Ofo flew too close to the sun. Their dockless bikeshare model blew my mind when I first moved to China (I snuck a ridiculous quote into the China Times) and for a time Ofo was perhaps the hottest startup in the world. But by 2019, half the Ofo bikes I try to unlock in Beijing are broken, thousands have lined up outside Ofo HQ to demand refunds on their RMB 200 (about $29) deposits, and their CEO is now on a blacklist and barred from leaving the country.
Why was the rise so precipitous? A sexy model and investor FOMO. The model of spreading bikes around cities and allowing users to unlock the bikes with their phones for an upfront deposit and 25 cents per ride at first was incredibly attractive. Financial analyses of the firm “raised the fighting spirits of investors” who worried that if they weren’t able to wriggle their way into Ofo’s cap table, “everyone would know that they weren’t top-tier funds.”
On the WeChat public account GQ Report, Wei Shijie examines the history of the two-wheeled Icarus, concluding that what really doomed the company was its attempt to play Tencent and Alibaba off against each other
Wei Shijie, GQ Report, June 17, 2019
Wei writes that enormous funding rounds (at its height, Ofo raised an Alibaba-backed $866 million round on a $3 billion valuation) combined with a fierce battle for market share with competitor Mobike led, unsurprisingly, to reckless spending.
“Just think about winning the war—don’t worry about money” was the key internal slogan echoing in employees’ ears. Describing that time, one employee said, “It’s like when a poor person wins a million dollars in a lottery, but the requirement is that you need to spend half of it to keep the other half. You don’t know how to spend the cash, so you just blow it.”
So the firm spent tens of millions on Facebook ads alone to spark overseas growth, offered heated toilets and “Google-level” food to attract top talent, and spent extra for rush orders on bikes.
What was the turning point? According to Wei (seconded by a Pony Ma WeChat Moments post), it came down to veto rights.
Experienced entrepreneurs know: Under normal circumstances, do not accept investments from two (or more) of Tencent, Alibaba, or Baidu at the same time. But Ofo CEO Dai Wei allowed the Tencent Department’s Didi and Alibaba’s Ant Financial Service to sit on Ofo’s board of directors. Today, behind every business story, there’s also a capital investment story. It is dangerous to violate common sense.
Balancing investments from internet giants, Wei writes, is a dangerous game in the Chinese startup landscape. While Didi CEO Cheng Wei was able to keep both Tencent and Alibaba somewhat happy, Wang Xing’s acceptance of Tencent money provoked Alibaba to pour billions into Meituan direct competitor Ele.me. In this case, Ofo’s decision to open a WeChat mini-app (which does not accept Alipay) convinced Alibaba that Ofo could no longer be trusted. Ali convinced an early shareholder to transfer his board veto to them, thus enabling them to block potential buyout offers by Didi. Said one investor, “As soon as Ali joined the board, Ofo had no more moves to make.”

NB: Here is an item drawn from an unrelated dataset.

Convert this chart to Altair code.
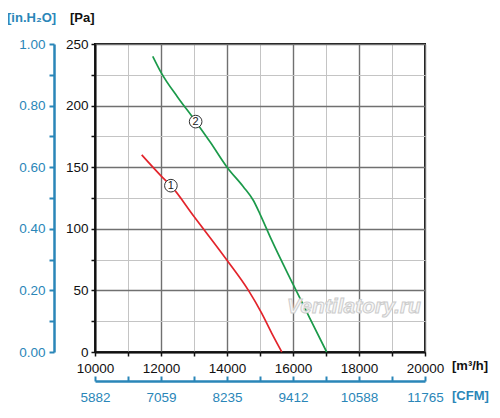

Xu Xiaoping, the founder of Zhenfund, said, “Dai was president of the Peking University Student Union [seen as a stepping stone to political success]. Secondly, he went to Guizhou to teach after graduation. This means he’s an idealist. If I don’t invest in this sort of founder, who do I invest in?”
These ideals also led him to fight it out to the last breath. Dai told employees who pushed him to take a buyout that “experience is worth more than money.”
So, Wei writes, Dai went to war. In May 2018, he called a company meeting to release a plan called “Victory Day.”
In front of a hundred colleagues, he recalled the movie “The Darkest Hour,” comparing Ofo to England wavering at the start of World War II. He used Churchill’s example to exhort Ofo to never give up, defend its freedom, and fight until the last RMB.
After taking this stand, there were some small victories. Ofo started selling full-screen video ads that users would have to endure before unlocking their bikes, bringing in over $15 million.
But, Wei writes, the writing was on the wall. With Alibaba vetoing any further cash investment, and Didi having decided to build its own bike-share empire by buying out competitor Bluegogo, Ofo wasn’t able to keep up its service. (In Beijing, half the Ofo bikes this translator tried to unlock were broken.) At some point, customers lost faith that their deposits would be refunded, and a “bank run” of sorts began. Right now, there’s a line of over 10 million users waiting to get their RMB 200 back.
Bicycle graveyards began to proliferate across China. One photographer quoted was most struck by the bikes “weeping.” It took him a moment to realize that this was the sound of the electronic lock failing. “If you only hear this sound once or twice, it sounds like a cicada. But when its one after another, it hits your ears like a tidal wave. These bikes have been treated so roughly, they’re trying to tell us their story with this scream.”